Bats, birds, bears: The people who catch wildlife smugglers
Posted June 24, 2018 1:44 p.m. EDT
Updated July 13, 2018 11:18 a.m. EDT
New York, New York — Each day, nearly one million packages come through the JFK Mail Branch in New York City, and it's up to the United States Fish and Wildlife Service to make sure hazardous, illegal or even alive animals don't slip through.
From a black bear with a tag still on its leg shipped under the guise of a rug to a box of chocolates concealing dried seahorses, Fish and Wildlife officials have seen it all.

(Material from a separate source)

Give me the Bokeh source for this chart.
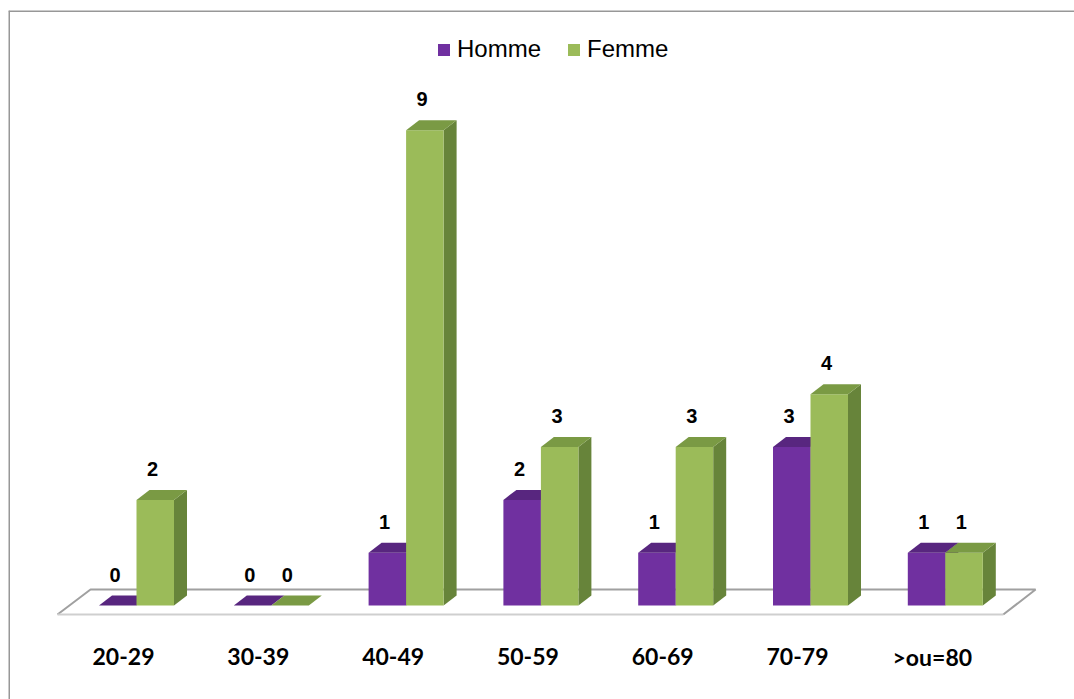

According to officials, a box of "jewelry" coming from Indonesia was actually full of bats and birds, a potential health risk to humans.
Naimah Aziz, a Supervisory Wildlife Inspector, said calls are made to the Centers for Disease Control as soon as a discovery is made.
Other alarming finds include a rescue of five live finches hidden in a purse. Tropical fish, lizards and king cobras have also been rescued.
In 2017, the team inspected 28,905 shipments of wildlife and wildlife products. They have seen hundreds of different animals, including a pangolin, which is the most trafficked mammal in the world.
"There is a lawful way to import a lot of these things," said Joe Rousseau, a Fish And Wildlife Inspector. "Whether they know that's protected or not protected, that's a different story."
Officials say many people inadvertently buy illegal wildlife while on vacation or online.
Agents say some of their biggest cases were because people spoke up. If you see something suspicious or have a questions about if wildlife can be transported legally, officials sau to call the Wildlife Crime Hotline at 1-844-F-W-S-TIPS.
Last year, Fish and Wildlife investigated more than 10,000 cases resulting in several arrests with criminals facing more than 25 years behind bars and $2 million in fines.
"What we're doing is making a huge difference," said Paul Chapelle, a Resident Agent in New York. "We've put smugglers out of business."